A trader in this situation would have been highly likely to sell — and for good reason. But in making that individual decision, each actor became part of a collective cascade of sell orders trying to clear before markets shut down. It was like a surge of people racing for a single, closing exit door. Not everyone was going to get through; not all sellers were going to find buyers. To entice a buyer, a reasonable trader would have priced his or her sell order for a stock even lower than its last trade price. After all, everyone thought they knew the markets would fall further.
Some got out in time; some did not. But the psychology behind the mad rush to sell before circuit breakers kicked in explains precisely why they haven’t worked. Chinese securities regulators hoped to stem market panics by limiting losses in any given day, letting cooler heads prevail. Instead, the circuit breakers have introduced wrenching anxiety into Chinese stock markets, compressing the time frame in which traders feel they can cash out, and leaving everyone wondering — still — where the bottom truly lies.
To be sure, Chinese policymakers did not invent the idea of circuit breakers; U.S. markets have them too. But those only trigger in the case of much steeper losses, and U.S. markets are historically less volatile than China’s.

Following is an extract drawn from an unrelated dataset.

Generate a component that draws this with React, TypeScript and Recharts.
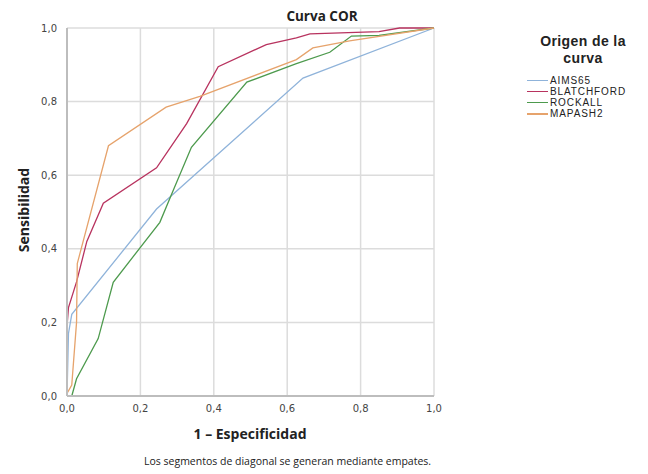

Chen Zhiwu, a professor of finance at the Yale School of Management, thinks that Chinese security regulators are eventually going to get it right. “I am confident that they will learn quickly and adapt accordingly. Such episodes, while painful when they are happening, are good and positive if looked at from a long-term perspective,” he told Foreign Policy. In the meantime, the failure of these new rules has spooked investors in China and elsewhere, and further sullied Beijing’s image for technocratic competence in finance and economics. The rest of the investing world can only hope Chen is eventually proven correct.